Eventually we left.  We took the train back to Paris.  Some guy on the train with a young child told us where to get crepes for dinner.  But first, we wanted to go to the Shakespeare Company bookstore we’d heard so much about.  I didn’t know much about it, just that it had Shakespeare in the name and books inside.  So I was plenty excited.  When we arrived, the outside looked like a cottage, maybe.  Green shutters, a slanted roof, a hand painted sign.  Books were on display outside.  This place was stunningly old-fashioned.  It had some new books but also plenty of old classics: sections dedicated to Hemingway, to Fitzgerald, to Jane Austen and Orson Welles and James Joyce and many, many others. It had some old books not for sale, just to look at.  It had two floors, and when I climbed the very narrow wooden bookshelf, teetering with books on either side, I found a different scene upstairs.  There was a little nook with pillows for reading, as well as a cubby with an old typewriter.  Someone was playing the piano.
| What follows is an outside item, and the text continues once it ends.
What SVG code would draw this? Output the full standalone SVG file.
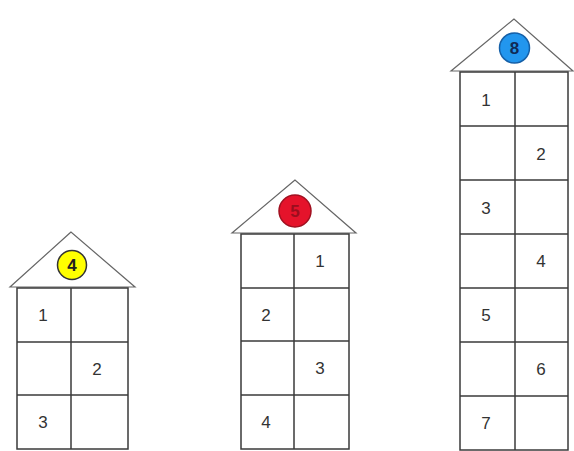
<svg xmlns="http://www.w3.org/2000/svg" width="574" height="451" viewBox="0 0 574 451">
<style>
.roof{fill:#fff;stroke:#666;stroke-width:1.2}
.wall{fill:#fff;stroke:#3a3a3a;stroke-width:1.5}
.ln{stroke:#3a3a3a;stroke-width:1.5}
.n{font-family:"Liberation Sans",Arial,sans-serif;font-size:17px;fill:#333;text-anchor:middle}
.c{font-family:"Liberation Sans",Arial,sans-serif;font-size:17px;font-weight:bold;text-anchor:middle}
</style>
<rect width="574" height="451" fill="#fff"/>
<g id="house4">
<polygon class="roof" points="71,232 10,287 135,287"/>
<circle cx="72" cy="265" r="14.5" fill="#ffff00" stroke="#333" stroke-width="1.5"/>
<text class="c" x="72" y="271" fill="#222">4</text>
<rect class="wall" x="17" y="288" width="111" height="161"/>
<line class="ln" x1="71" y1="288" x2="71" y2="449"/>
<line class="ln" x1="17" y1="342" x2="128" y2="342"/>
<line class="ln" x1="17" y1="395" x2="128" y2="395"/>
<text class="n" x="43" y="321">1</text>
<text class="n" x="97" y="375">2</text>
<text class="n" x="43" y="428">3</text>
</g>
<g id="house5">
<polygon class="roof" points="295,180 232,233 356,233"/>
<circle cx="295" cy="211" r="16" fill="#e5132b" stroke="#a01020" stroke-width="1.5"/>
<text class="c" x="295" y="217" fill="#9a0e1e">5</text>
<rect class="wall" x="241" y="234" width="108" height="215"/>
<line class="ln" x1="294" y1="234" x2="294" y2="449"/>
<line class="ln" x1="241" y1="288" x2="349" y2="288"/>
<line class="ln" x1="241" y1="341" x2="349" y2="341"/>
<line class="ln" x1="241" y1="395" x2="349" y2="395"/>
<text class="n" x="320" y="267">1</text>
<text class="n" x="266" y="321">2</text>
<text class="n" x="320" y="374">3</text>
<text class="n" x="266" y="428">4</text>
</g>
<g id="house8">
<polygon class="roof" points="514,19 451,71 573,71"/>
<circle cx="514.5" cy="48" r="15" fill="#2296ee" stroke="#1560a8" stroke-width="1.5"/>
<text class="c" x="514.5" y="54" fill="#102a55">8</text>
<rect class="wall" x="460" y="72" width="108" height="378"/>
<line class="ln" x1="515" y1="72" x2="515" y2="450"/>
<line class="ln" x1="460" y1="126" x2="568" y2="126"/>
<line class="ln" x1="460" y1="180" x2="568" y2="180"/>
<line class="ln" x1="460" y1="234" x2="568" y2="234"/>
<line class="ln" x1="460" y1="288" x2="568" y2="288"/>
<line class="ln" x1="460" y1="342" x2="568" y2="342"/>
<line class="ln" x1="460" y1="396" x2="568" y2="396"/>
<text class="n" x="486" y="106">1</text>
<text class="n" x="541" y="160">2</text>
<text class="n" x="486" y="214">3</text>
<text class="n" x="541" y="267">4</text>
<text class="n" x="486" y="321">5</text>
<text class="n" x="541" y="375">6</text>
<text class="n" x="486" y="429">7</text>
</g>
</svg>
There were benches set up against the bookshelves, and everyone sitting on them was either reading or writing in a journal.  It was like a different corner of the universe, with Paris, wide and open and extravagant, just outside. 


            I couldn’t take pictures in the bookstore – there was a rule – and it’s probably for the best.  Pictures couldn’t capture the details, like how there was handwritten letters on some of the walls, even some love letters.  Or how the books looked more classical and important in this bookstore, surrounded by people who wanted to just sit and read or write for hours with a piano player in the corner.
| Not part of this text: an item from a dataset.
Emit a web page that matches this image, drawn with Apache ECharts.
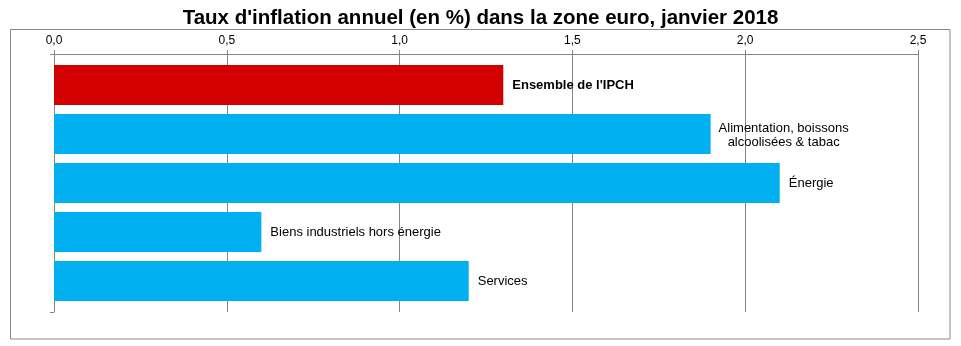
<!DOCTYPE html>
<html><head><meta charset="utf-8">
<script src="https://cdn.jsdelivr.net/npm/echarts@6/dist/echarts.min.js"></script>
<style>html,body{margin:0;padding:0;background:#fff}#c{width:961px;height:346px}</style>
</head><body><div id="c"></div>
<script>
const title = "Taux d'inflation annuel (en %) dans la zone euro, janvier 2018";
const categories = ["Ensemble de l'IPCH", "Alimentation, boissons\nalcoolisées & tabac", "Énergie", "Biens industriels hors énergie", "Services"];
const values = [1.3, 1.9, 2.1, 0.6, 1.2];
const barColors = ["#D20000", "#00B0F0", "#00B0F0", "#00B0F0", "#00B0F0"];
const axisMin = 0, axisMax = 2.5, axisStep = 0.5;

const chart = echarts.init(document.getElementById('c'), null, {renderer: 'canvas'});
const font = 'Arial, "Liberation Sans", sans-serif';
const gridColor = '#868686';

const barData = values.map((v, i) => {
  const d = {value: v, itemStyle: {color: barColors[i]}};
  if (i === 0) d.label = {fontWeight: 'bold'};
  if (categories[i].indexOf('\n') >= 0) d.label = {align: 'center', offset: [64, 1]};
  return d;
});

chart.setOption({
  animation: false,
  backgroundColor: '#fff',
  title: {
    text: title, left: 'center', top: 3,
    textStyle: {fontFamily: font, fontSize: 20.5, fontWeight: 'bold', color: '#000'}
  },
  graphic: [{
    type: 'rect', shape: {x: 10.5, y: 29.5, width: 939.5, height: 309.5},
    style: {fill: 'none', stroke: '#888', lineWidth: 1}, z: -1
  }],
  grid: [
    {left: 54, right: 43, top: 54, bottom: 34, containLabel: false},
    {left: 54, right: 43, top: 60.5, height: 245, containLabel: false}
  ],
  xAxis: [
    {
      gridIndex: 0, type: 'value', position: 'top', min: axisMin, max: axisMax, interval: axisStep,
      axisLine: {show: true, lineStyle: {color: gridColor, width: 1}},
      axisTick: {show: true, length: 4, lineStyle: {color: gridColor}},
      splitLine: {show: true, lineStyle: {color: gridColor, width: 1}},
      axisLabel: {
        margin: 7, fontFamily: font, fontSize: 12, color: '#000',
        formatter: v => v.toFixed(1).replace('.', ',')
      }
    },
    {
      gridIndex: 1, type: 'value', min: axisMin, max: axisMax, show: false
    }
  ],
  yAxis: [
    {
      gridIndex: 0, type: 'category', data: [''],
      axisLine: {show: true, lineStyle: {color: gridColor, width: 1}},
      axisTick: {show: true, length: 4, lineStyle: {color: gridColor}},
      axisLabel: {show: false}, splitLine: {show: false}
    },
    {
      gridIndex: 1, type: 'category', data: categories, inverse: true, show: false
    }
  ],
  series: [{
    type: 'bar', xAxisIndex: 1, yAxisIndex: 1, data: barData, barWidth: 40,
    label: {
      show: true, position: 'right', distance: 9, color: '#000',
      fontFamily: font, fontSize: 13, lineHeight: 14,
      formatter: p => categories[p.dataIndex]
    },
    z: 1
  }]
});
</script></body></html>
            After, we got great crepes from this little spot near St. Michel.  Apparently everything in the world that happens in Paris happens on or near St. Michel.






            We walked back to our area, this fun university street with great restaurants and bars lining either side.  Young kids are always hanging around outside, which I guess is a good sign.  Anyways, we decided to stop in one of the little cafes.  My friends ordered tea and I tried “hot milk with honey.”  Actually delicious, but probably didn’t need to spend money on it.  We sat and talked for a while.  My friends were nervous about their futures, about graduation.  One of them said, “I don’t think I’ll be able to find a job I’m passionate about, and that’s okay.  My family will be my passion.  That’s enough for me.” 
This didn’t sit right with me but I couldn’t figure out why, so I didn’t say anything for a couple minutes.  Then, as we were walking back to my hostel, I figured it out.  I thought about my dad, how he loves his family – loves – but he can also get inexplicably excited about his other passions, about making a difference at work.  Making progress, affecting other people’s lives, moving things forward.  “Most of the adults I know – they light up in a conversation when they talk about two things: their family, their children, yes.  But also their job.  They light up talking about their job.  And it isn’t an either/or, thing, really.  It’s your one life.  It’s your only chance at this.  We are twenty years old.  We haven’t even begun to uncover what kind of jobs are out there for us, but please, please, don’t stop searching for a job to be passionate about.  You can be passionate about your job and your family, but don’t be afraid to ask the universe for both.  Don’t be afraid to want both.  You are so young to want to sacrifice that love for work that you can find if you search for it.”  I can’t imagine not being excited for my future, even if I can’t see it yet. 


Anyways, then the next day Catherine left around 4 a.m.  Sophia and I got crepes with eggs and ham and tomatoes, and then we walked around a bit before ending up at the metro, where we said goodbye.  The thing about me is, I get really nervous if I think I might be late to something.  So at about noon, I got on the metro and headed to the airport.  I got to the airport around 1:00.  My flight was at 5:30.  So I studied in Starbucks for two hours.  I didn’t want to give up a moment of Paris, but I also wanted the weekend to stay in my memory the way it was.  I didn’t need to do anything else.  I would’ve loved weeks or years more in Paris, but I was also so happy to have the weekend I did.